Revision history for this message
Steve Langasek (vorlon) wrote : Re: [Bug 1815002] Re: quick-boot-lvm.patch caused regression - menu always appear if root is on Btrfs

On Thu, Mar 07, 2019 at 05:04:51PM -0000, Felipe Castillo wrote:

> Any news on this issue? The suggested workaround, which is to modify the
> timeout is not even a workaround. It will indeed shorten the boot time,
> but in case of any errors or interruption to booting, I won't be able to
> see the GRUB menu on next boot.

> This is such a regression, for years (as many people mentioned here) I was
> able to boot without delay, and if there were errors, I did see the GRUB
> menu.

The only way this could be true is if your grub root is configured on a
filesystem that grub knows how to write to; and to the best of our knowledge
this is not supported on top of LVM, as described in /etc/grub.d/00_header.
To test whether this is the case, you can do the following from the grub
prompt:

set var_test=value
save_env var_test

You should get an error message:

error: diskfilter writes are not supported

If you find a system where the above command succeeds, but you are seeing
the 30 second boot delay, then that is a bug and we should fix it.

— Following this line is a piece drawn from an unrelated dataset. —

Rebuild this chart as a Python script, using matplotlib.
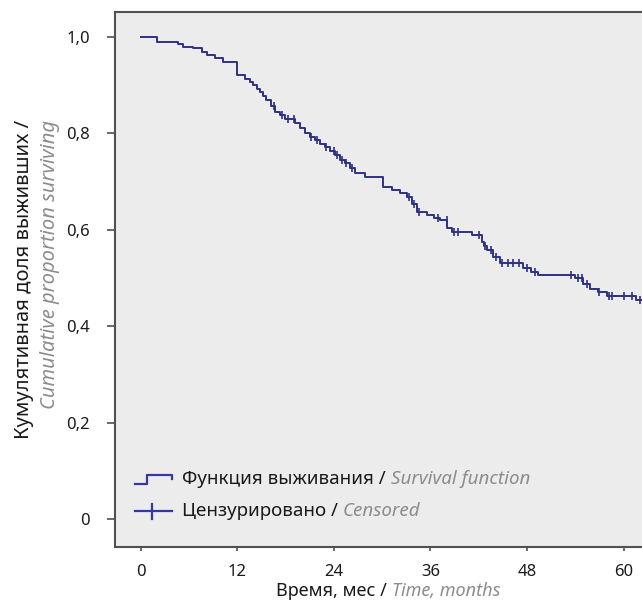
import matplotlib
matplotlib.use("Agg")
import matplotlib.pyplot as plt
import numpy as np
from matplotlib.lines import Line2D
from matplotlib.offsetbox import (AnchoredOffsetbox, DrawingArea, HPacker,
                                  TextArea, VPacker)

plt.rcParams['font.family'] = ['Noto Sans', 'DejaVu Sans']

# Kaplan-Meier steps (time in months, survival after the step)
stepTimes = [0, 2.0, 4.6, 5.2, 6.5, 7.6, 8.2, 9.2, 10.2, 12.0, 12.9, 13.6, 13.9,
             14.4, 14.8, 15.2, 15.6, 16.2, 16.7, 17.3, 17.9, 19.2, 19.8, 20.4,
             21.0, 21.6, 22.3, 22.9, 23.5, 24.1, 24.8, 25.4, 26.0, 26.6, 27.9,
             30.1, 31.2, 32.2, 33.1, 33.7, 34.3, 35.6, 36.4, 37.2, 38.1, 38.7,
             41.2, 42.4, 42.7, 43.0, 43.8, 44.7, 47.5, 48.5, 49.3, 54.0, 55.0,
             55.8, 56.8, 57.9, 61.5, 63.5]
stepSurv = [1.0, 0.989, 0.984, 0.979, 0.976, 0.969, 0.962, 0.955, 0.948, 0.920,
            0.913, 0.906, 0.899, 0.892, 0.886, 0.877, 0.868, 0.856, 0.844, 0.837,
            0.830, 0.820, 0.810, 0.800, 0.792, 0.785, 0.778, 0.772, 0.763, 0.754,
            0.745, 0.737, 0.727, 0.717, 0.709, 0.689, 0.682, 0.675, 0.668, 0.652,
            0.637, 0.630, 0.625, 0.620, 0.603, 0.595, 0.588, 0.575, 0.566, 0.557,
            0.544, 0.530, 0.520, 0.513, 0.506, 0.499, 0.488, 0.476, 0.470, 0.462,
            0.455, 0.455]

# censored observations (months)
censTimes = [16.5, 17.5, 18.3, 19.0, 21.2, 21.9, 23.0, 24.0, 24.4, 25.0, 25.5,
             26.3, 33.3, 34.0, 34.6, 36.9, 38.0, 38.9, 39.4, 42.0, 42.8, 43.5,
             44.2, 44.9, 45.6, 46.2, 47.0, 48.0, 49.0, 53.5, 54.3, 54.8, 55.5,
             57.0, 58.2, 58.6, 60.0, 61.0, 62.0]

xTicks = [0, 12, 24, 36, 48, 60]
yTicks = [0, 0.2, 0.4, 0.6, 0.8, 1.0]
yTickLabels = ["0", "0,2", "0,4", "0,6", "0,8", "1,0"]

lineCol = "#2e3084"
legCol = "#3538a0"
grey = "#8c8c8c"
dark = "#1a1a1a"
spineCol = "#505050"

fig = plt.figure(figsize=(6.42, 6.05), dpi=100)
ax = fig.add_axes([115/642, 1 - 547/605, 540/642, 535/605])
ax.set_facecolor("#ececec")

ax.step(stepTimes, stepSurv, where="post", color=lineCol, lw=1.4)

idx = np.searchsorted(stepTimes, censTimes, side="right") - 1
censY = np.array(stepSurv)[idx]
ax.plot(censTimes, censY, ls="none", marker="|", ms=6, mew=1.2, color=lineCol)

ax.set_xlim(-3.2, 63.9)
ax.set_ylim(-0.058, 1.051)
ax.set_xticks(xTicks)
ax.set_yticks(yTicks)
ax.set_yticklabels(yTickLabels)
ax.tick_params(axis="y", length=6, width=1.2, color=spineCol, pad=12,
               labelsize=12, labelcolor=dark)
ax.tick_params(axis="x", length=3, width=1.2, color=spineCol, pad=9,
               labelsize=12, labelcolor=dark)
for s in ax.spines.values():
    s.set_color(spineCol)
    s.set_linewidth(1.5)


def twoTone(ru, en, size):
    # Russian part in black, English part in grey italic
    return HPacker(children=[TextArea(ru, textprops=dict(size=size, color=dark)),
                             TextArea(en, textprops=dict(size=size, color=grey, style="italic"))],
                   pad=0, sep=0, align="baseline")


fig.add_artist(AnchoredOffsetbox(loc="center", child=twoTone("Время, мес / ", "Time, months", 13),
                                 frameon=False, pad=0,
                                 bbox_to_anchor=(388/642, 1 - 591/605),
                                 bbox_transform=fig.transFigure, borderpad=0))

fig.text(24/642, 1 - 120/605, "Кумулятивная доля выживших /", rotation=90,
         ha="center", va="top", size=14.5, color=dark)
fig.text(50/642, 1 - 120/605, "Cumulative proportion surviving", rotation=90,
         ha="center", va="top", size=14.5, color=grey, style="italic")

# legend built by hand so the labels can have two colours
stepBox = DrawingArea(27, 10, 0, 0)
stepBox.add_artist(Line2D([0, 9, 9, 27, 27], [2, 2, 8.5, 8.5, 5], color=legCol, lw=1.6))
censBox = DrawingArea(27, 10, 0, 0)
censBox.add_artist(Line2D([0, 27], [5, 5], color=legCol, lw=1.6))
censBox.add_artist(Line2D([12, 12], [-0.5, 10.5], color=legCol, lw=1.6))

rows = []
for box, ru, en in [(stepBox, "Функция выживания / ", "Survival function"),
                    (censBox, "Цензурировано / ", "Censored")]:
    rows.append(HPacker(children=[box, twoTone(ru, en, 13.5)], pad=0, sep=7, align="center"))
legBox = VPacker(children=rows, pad=0, sep=10, align="left")
ax.add_artist(AnchoredOffsetbox(loc="lower left", child=legBox, frameon=False, pad=0,
                                bbox_to_anchor=(0.037, 0.05),
                                bbox_transform=ax.transAxes, borderpad=0))

fig.savefig("out.png", dpi=100)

But if the above save_env command fails, then there is no possible way that
you saw the GRUB menu on error on that system with that filesystem
configuration, because there is no possible way for GRUB to detect that
there was an error.

RussianNeuroMancer's argument is different; he argues that using Esc to
access the GRUB menu during UEFI boot DOES work reliably and therefore we
should default to booting fast. So far, I am unable to confirm that it's
reliable; but at best, it would be dependent on the user detecting flickers
of the screen to know when the right moment is to press Esc, which is still
bad UX, especially for the case in which there was actually an error on the
previous boot and the user struggles to figure out how to get to the menu.

The right solution is for us to make sure we always have writable space
where we can store grubenv between boots, so that we don't have to choose
between two suboptimal user experiences.